The national Finnish decision on the status of the lakes, which is based on the weight-of-evidence from hydrological and morphological status, water quality status, biological classification, lake-specific pressures and expert judgement, clearly lowered the proportion of lakes in high status class compared to the distribution of hydromorphological, water quality, or integrated median-based biological status. This is well justified considering that some of these lakes have good water quality but are hydromorphologically altered due to regulation (Keto et al., 2008) or have been previously subject to heavy nutrient loading (Niemi et al., 2004). The hydromorphological changes are not adequately detected in the Finnish BQE-based classification and more sensitive metrics should be developed for this common pressure (Sutela & Vehanen, 2008).

Because of the substantial variability in the classification results of the different BQEs, it seems that classifications based on a single quality element representing a single habitat may not adequately represent the overall quality status of a lake (see also Nõges & Nõges, 2006; Søndergaard et al., 2005). This is why the integrated WoE approach was applied in Finland rather than the OoAo principle (Alahuhta et al., 2009; Vuori et al., 2009). We believe that this approach results in more credible classifications. Nevertheless, in practical lake management the evidence from the strictest BQE does need to be thoroughly considered.
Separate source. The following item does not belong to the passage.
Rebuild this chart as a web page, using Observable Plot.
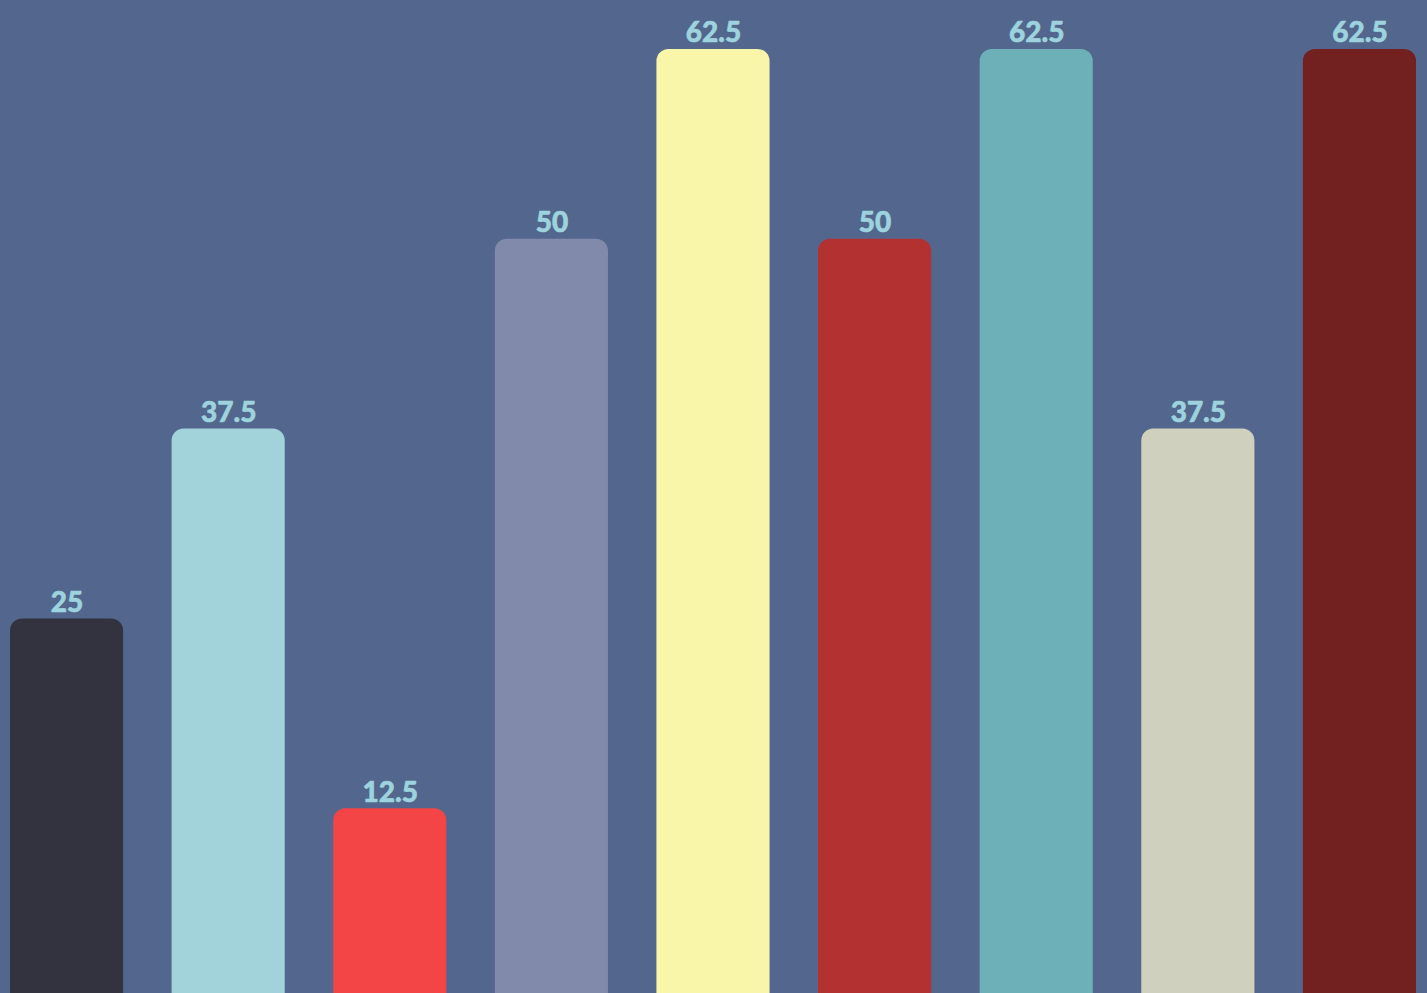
<!DOCTYPE html>
<html>
<head>
<meta charset="utf-8">
<script src="https://cdn.jsdelivr.net/npm/d3@7"></script>
<script src="https://cdn.jsdelivr.net/npm/@observablehq/plot@0.6"></script>
<style>
html, body { margin: 0; padding: 0; background: #53678e; overflow: hidden; }
#chart svg { display: block; }
</style>
</head>
<body>
<div id="chart"></div>
<script>
const categories = ["A", "B", "C", "D", "E", "F", "G", "H", "I"];
const values = [25, 37.5, 12.5, 50, 62.5, 50, 62.5, 37.5, 62.5];
const colors = ["#32333f", "#a2d3da", "#f34545", "#818aab", "#faf6a9", "#b33131", "#6eb0b8", "#d0d0be", "#722020"];

const data = categories.map((c, i) => ({category: c, value: values[i], color: colors[i]}));

const chart = Plot.plot({
  width: 1427,
  height: 993,
  marginTop: 0,
  marginBottom: 0,
  marginLeft: 10,
  marginRight: 11,
  style: {background: "#53678e", fontFamily: "Lato, 'Open Sans', sans-serif"},
  x: {domain: categories, padding: 0.3, paddingOuter: 0, round: false, axis: null},
  y: {domain: [0, 62.5], range: [998, 49], axis: null},
  marks: [
    Plot.barY(data, {x: "category", y: "value", fill: "color", ry1: 12, rx: 12}),
    Plot.text(data, {x: "category", y: "value", text: d => String(d.value), dy: -16, fill: "#9dd3dc", fontSize: 28, fontWeight: 900, stroke: "#9dd3dc", strokeWidth: 0.6})
  ]
});
document.getElementById("chart").appendChild(chart);
</script>
</body>
</html>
To develop the BQE-based ecological classification of surface waters, studies are clearly needed to examine how different biotic groups respond to multiple environmental pressures and whether the responses are concordant among different habitats. Furthermore, and given that aquatic macrophytes are the only quality element representing the lake littoral in the current classification system, more attention should be paid to other shoreline communities such as littoral macroinvertebrates and fish.

Concluding remarks

The first classification of the ecological status of the large Finnish lakes using biological data supports the recent recognition of the generally good current status of the lakes following effective reductions of nutrient loads from the point sources. Different classification approaches yielded different status class distributions. Compared to the One-out-all-out approach of classifying lakes according to the strictest biological element, the national approach using weight-of-evidence justification gave similar, downgraded or upgraded status classes. We suggest that this approach is optimal for ecological status assessments, which always face problems with the quality, quantity and representativeness of monitoring data. This approach also seems to be well justified during the early implementation of WFD, when monitoring programs have just started and classification criteria are deficient for several water body types. The present study highlights the need for high-frequency and high-quality monitoring data for BQEs, for further research into the responses of biological communities to different pressures in different habitats, and for further development of methods for status assessment.